> **The problem**: Retype the opening lines of the data exactly, stopping after the line that contains "const RAD = Math.PI / 180;". Skip every picture.

------------

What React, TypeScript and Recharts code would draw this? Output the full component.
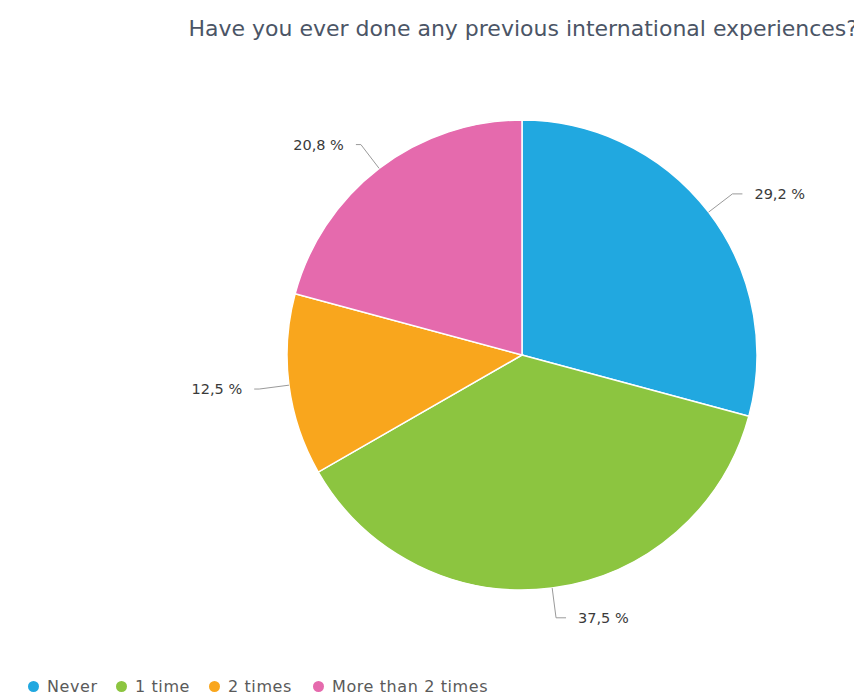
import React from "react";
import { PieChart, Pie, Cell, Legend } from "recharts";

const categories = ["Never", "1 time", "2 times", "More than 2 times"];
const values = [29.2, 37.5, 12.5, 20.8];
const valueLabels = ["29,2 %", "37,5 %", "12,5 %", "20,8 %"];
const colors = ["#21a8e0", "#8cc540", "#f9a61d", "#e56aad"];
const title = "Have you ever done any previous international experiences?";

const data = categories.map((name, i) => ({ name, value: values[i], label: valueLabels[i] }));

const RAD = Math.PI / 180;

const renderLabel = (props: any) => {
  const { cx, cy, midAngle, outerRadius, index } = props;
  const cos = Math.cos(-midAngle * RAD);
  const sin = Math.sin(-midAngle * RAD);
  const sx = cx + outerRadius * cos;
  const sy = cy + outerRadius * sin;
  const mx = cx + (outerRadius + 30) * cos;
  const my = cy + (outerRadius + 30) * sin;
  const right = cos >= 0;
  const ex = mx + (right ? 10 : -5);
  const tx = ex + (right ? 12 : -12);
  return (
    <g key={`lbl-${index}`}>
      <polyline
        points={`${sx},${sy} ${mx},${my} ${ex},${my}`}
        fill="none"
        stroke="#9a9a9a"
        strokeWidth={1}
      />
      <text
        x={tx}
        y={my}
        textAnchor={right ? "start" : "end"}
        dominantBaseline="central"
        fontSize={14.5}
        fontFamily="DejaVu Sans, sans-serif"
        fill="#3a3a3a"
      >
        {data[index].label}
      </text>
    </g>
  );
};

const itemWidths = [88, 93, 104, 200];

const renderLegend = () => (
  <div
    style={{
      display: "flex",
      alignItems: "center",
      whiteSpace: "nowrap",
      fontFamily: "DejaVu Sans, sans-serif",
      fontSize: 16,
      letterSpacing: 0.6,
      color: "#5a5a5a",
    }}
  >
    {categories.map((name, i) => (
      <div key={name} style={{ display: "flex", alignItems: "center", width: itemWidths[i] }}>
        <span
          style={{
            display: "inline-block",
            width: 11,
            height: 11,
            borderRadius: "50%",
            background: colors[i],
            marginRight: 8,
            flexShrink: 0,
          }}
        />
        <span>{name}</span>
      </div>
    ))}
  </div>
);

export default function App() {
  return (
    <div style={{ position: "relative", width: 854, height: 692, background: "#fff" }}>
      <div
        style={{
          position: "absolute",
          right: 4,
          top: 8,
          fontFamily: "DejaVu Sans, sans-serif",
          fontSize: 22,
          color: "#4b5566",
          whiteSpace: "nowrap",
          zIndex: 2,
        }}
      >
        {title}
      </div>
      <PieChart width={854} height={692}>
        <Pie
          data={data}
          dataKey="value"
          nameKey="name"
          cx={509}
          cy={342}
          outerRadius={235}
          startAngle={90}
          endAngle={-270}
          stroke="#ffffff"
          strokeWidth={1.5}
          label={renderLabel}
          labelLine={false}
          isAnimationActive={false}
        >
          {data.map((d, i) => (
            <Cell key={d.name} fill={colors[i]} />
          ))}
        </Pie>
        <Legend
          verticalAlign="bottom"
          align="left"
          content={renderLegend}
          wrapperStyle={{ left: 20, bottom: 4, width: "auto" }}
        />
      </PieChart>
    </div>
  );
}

------------

> **Exercise solution**:
What React, TypeScript and Recharts code would draw this? Output the full component.
import React from "react";
import { PieChart, Pie, Cell, Legend } from "recharts";

const categories = ["Never", "1 time", "2 times", "More than 2 times"];
const values = [29.2, 37.5, 12.5, 20.8];
const valueLabels = ["29,2 %", "37,5 %", "12,5 %", "20,8 %"];
const colors = ["#21a8e0", "#8cc540", "#f9a61d", "#e56aad"];
const title = "Have you ever done any previous international experiences?";

const data = categories.map((name, i) => ({ name, value: values[i], label: valueLabels[i] }));

const RAD = Math.PI / 180;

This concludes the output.